Problem to work on
The line holding "import plotly.graph_objects as go" is the last one to output; start at the first line of the data, keep every line in between exactly, and leave out pictures.

Source excerpt
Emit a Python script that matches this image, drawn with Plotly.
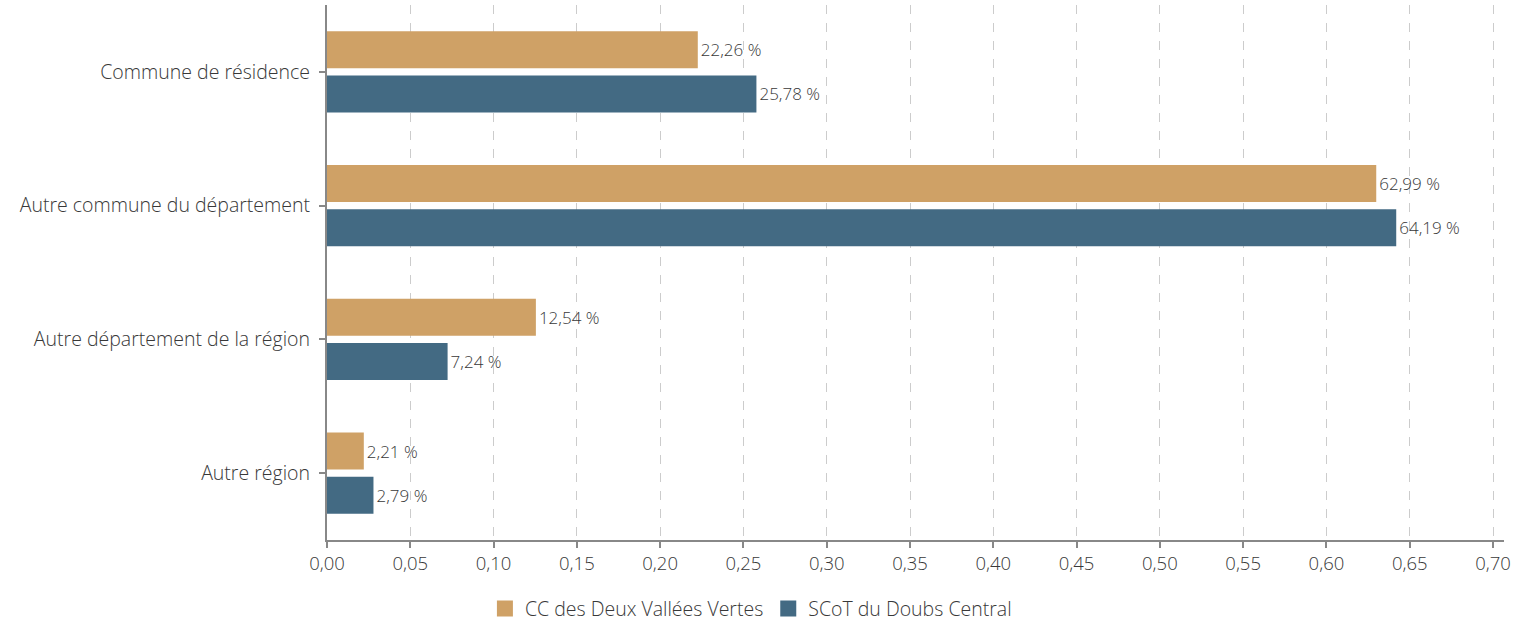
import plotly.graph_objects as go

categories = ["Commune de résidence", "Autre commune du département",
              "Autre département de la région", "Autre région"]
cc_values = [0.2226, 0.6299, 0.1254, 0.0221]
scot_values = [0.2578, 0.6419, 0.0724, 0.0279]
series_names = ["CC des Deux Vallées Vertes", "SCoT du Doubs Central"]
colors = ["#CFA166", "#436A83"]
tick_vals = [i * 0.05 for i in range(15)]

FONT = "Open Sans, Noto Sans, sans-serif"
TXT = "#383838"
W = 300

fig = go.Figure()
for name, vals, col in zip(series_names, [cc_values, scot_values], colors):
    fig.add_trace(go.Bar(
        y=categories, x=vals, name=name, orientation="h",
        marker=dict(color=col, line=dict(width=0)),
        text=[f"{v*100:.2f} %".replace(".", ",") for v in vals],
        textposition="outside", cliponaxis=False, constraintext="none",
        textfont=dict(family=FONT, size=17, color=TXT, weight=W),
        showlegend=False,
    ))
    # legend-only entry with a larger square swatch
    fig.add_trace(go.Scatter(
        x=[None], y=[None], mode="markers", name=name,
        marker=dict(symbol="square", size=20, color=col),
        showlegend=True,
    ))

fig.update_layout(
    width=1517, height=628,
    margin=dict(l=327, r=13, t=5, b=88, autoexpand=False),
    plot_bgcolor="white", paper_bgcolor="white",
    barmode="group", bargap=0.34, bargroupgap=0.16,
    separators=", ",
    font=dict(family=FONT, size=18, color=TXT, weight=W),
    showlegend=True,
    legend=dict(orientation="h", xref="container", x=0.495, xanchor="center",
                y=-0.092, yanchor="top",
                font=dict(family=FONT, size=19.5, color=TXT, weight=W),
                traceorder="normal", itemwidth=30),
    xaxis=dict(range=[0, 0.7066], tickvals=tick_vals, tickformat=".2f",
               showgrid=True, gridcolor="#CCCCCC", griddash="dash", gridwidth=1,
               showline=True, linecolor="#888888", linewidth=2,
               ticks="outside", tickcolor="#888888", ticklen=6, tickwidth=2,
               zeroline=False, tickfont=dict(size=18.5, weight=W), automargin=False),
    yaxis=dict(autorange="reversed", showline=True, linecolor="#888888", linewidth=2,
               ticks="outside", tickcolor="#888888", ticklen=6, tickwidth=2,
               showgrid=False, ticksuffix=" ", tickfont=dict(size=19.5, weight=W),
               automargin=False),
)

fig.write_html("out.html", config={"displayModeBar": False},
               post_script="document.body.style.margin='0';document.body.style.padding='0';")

Exercise response
Emit a Python script that matches this image, drawn with Plotly.
import plotly.graph_objects as go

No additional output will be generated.